----- Raw data -----

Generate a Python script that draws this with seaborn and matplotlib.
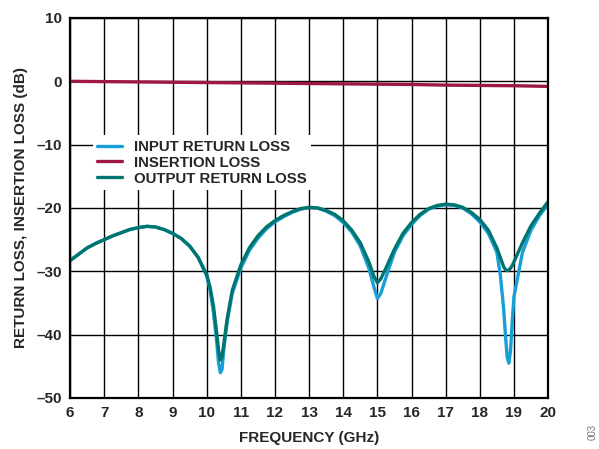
import numpy as np
import pandas as pd
import matplotlib
matplotlib.use('Agg')
import matplotlib.pyplot as plt
import seaborn as sns

# frequency points (GHz)
freq = [6.0, 6.25, 6.5, 6.75, 7.0, 7.25, 7.5, 7.75, 8.0, 8.25, 8.5, 8.75, 9.0, 9.25,
        9.5, 9.75, 10.0, 10.1, 10.2, 10.3, 10.35, 10.4, 10.45, 10.5, 10.6, 10.75, 11.0,
        11.25, 11.5, 11.75, 12.0, 12.25, 12.5, 12.75, 13.0, 13.25, 13.5, 13.75, 14.0,
        14.25, 14.5, 14.75, 14.9, 15.0, 15.1, 15.25, 15.5, 15.75, 16.0, 16.25, 16.5,
        16.75, 17.0, 17.25, 17.5, 17.75, 18.0, 18.25, 18.5, 18.6, 18.7, 18.75, 18.8,
        18.85, 18.9, 18.95, 19.0, 19.25, 19.5, 19.75, 20.0]

output_rl = [-28.3, -27.3, -26.3, -25.6, -25.0, -24.4, -23.9, -23.4, -23.1, -22.9, -23.0,
             -23.4, -24.0, -24.8, -26.0, -27.8, -30.5, -32.5, -35.5, -40.0, -42.5, -44.0,
             -43.5, -41.5, -37.5, -33.0, -29.0, -26.3, -24.4, -23.0, -22.0, -21.2, -20.6,
             -20.1, -19.9, -20.0, -20.4, -21.0, -22.0, -23.5, -25.5, -28.5, -30.8, -31.8,
             -31.2, -29.5, -26.5, -24.0, -22.3, -21.0, -20.1, -19.6, -19.4, -19.5, -19.9,
             -20.7, -21.8, -23.5, -26.3, -27.8, -29.3, -29.7, -29.9, -29.8, -29.5, -29.1,
             -28.5, -25.5, -22.8, -20.8, -19.0]

input_rl = [-28.3, -27.3, -26.3, -25.6, -25.0, -24.4, -23.9, -23.4, -23.1, -22.9, -23.0,
            -23.4, -24.0, -24.8, -26.0, -27.8, -30.7, -33.0, -36.5, -41.5, -44.5, -46.0,
            -45.5, -42.5, -38.0, -33.5, -29.5, -26.7, -24.8, -23.3, -22.2, -21.4, -20.7,
            -20.2, -19.9, -20.0, -20.5, -21.2, -22.3, -23.8, -26.0, -29.5, -32.5, -34.3,
            -33.5, -31.0, -27.0, -24.4, -22.6, -21.2, -20.2, -19.7, -19.5, -19.6, -20.0,
            -20.9, -22.2, -24.0, -27.0, -30.5, -36.0, -40.0, -43.5, -44.5, -42.5, -38.0,
            -34.0, -27.0, -23.5, -21.2, -19.4]

il_freq = [6, 7, 8, 9, 10, 11, 12, 13, 14, 15, 16, 17, 18, 19, 20]
insertion = [0.0, -0.05, -0.1, -0.15, -0.2, -0.25, -0.3, -0.35, -0.4, -0.45, -0.5,
             -0.6, -0.65, -0.7, -0.8]

df = pd.concat([
    pd.DataFrame({'freq': freq, 'loss': input_rl, 'trace': 'INPUT RETURN LOSS'}),
    pd.DataFrame({'freq': il_freq, 'loss': insertion, 'trace': 'INSERTION LOSS'}),
    pd.DataFrame({'freq': freq, 'loss': output_rl, 'trace': 'OUTPUT RETURN LOSS'}),
])

palette = {'INPUT RETURN LOSS': '#16a0d7',
           'INSERTION LOSS': '#a01842',
           'OUTPUT RETURN LOSS': '#00756f'}

sns.set_style('white')
plt.rcParams['font.family'] = ['Liberation Sans', 'DejaVu Sans']
plt.rcParams['font.weight'] = 'bold'

fig = plt.figure(figsize=(5.99, 4.49), dpi=100)
ax = fig.add_axes([0.117, 0.1136, 0.798, 0.8464])

sns.lineplot(data=df, x='freq', y='loss', hue='trace', palette=palette,
             linewidth=2.4, ax=ax, sort=False, estimator=None)

ax.set_xlim(6, 20)
ax.set_ylim(-50, 10)
ax.set_xticks(range(6, 21))
ax.set_yticks(range(-50, 11, 10))
ax.set_yticklabels([f'{v}'.replace('-', '\u2013') for v in range(-50, 11, 10)])
ax.grid(True, color='black', linewidth=1.0)
ax.set_axisbelow(True)
for s in ax.spines.values():
    s.set_color('black')
    s.set_linewidth(1.6)
ax.tick_params(length=0, labelsize=11, pad=6)
for lbl in ax.get_xticklabels() + ax.get_yticklabels():
    lbl.set_fontweight('bold')

ax.set_xlabel('FREQUENCY (GHz)', fontsize=11, fontweight='bold', labelpad=8)
ax.set_ylabel('RETURN LOSS, INSERTION LOSS (dB)', fontsize=11, fontweight='bold',
              labelpad=6)

leg = ax.legend(loc='upper left', bbox_to_anchor=(0.032, 0.711), frameon=True,
                fancybox=False, framealpha=1, edgecolor='none', facecolor='white',
                handlelength=1.65, handletextpad=0.8, labelspacing=0.13,
                borderpad=0.3, prop={'weight': 'bold', 'size': 10.8})

fig.text(0.99, 0.02, '003', rotation=90, fontsize=7, color='#777777',
         fontweight='normal', ha='center', va='bottom')

fig.savefig('out.png', dpi=100)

-----

Print the data above verbatim from the first line through the line holding "import seaborn as sns", leaving every picture out.

Generate a Python script that draws this with seaborn and matplotlib.
import numpy as np
import pandas as pd
import matplotlib
matplotlib.use('Agg')
import matplotlib.pyplot as plt
import seaborn as sns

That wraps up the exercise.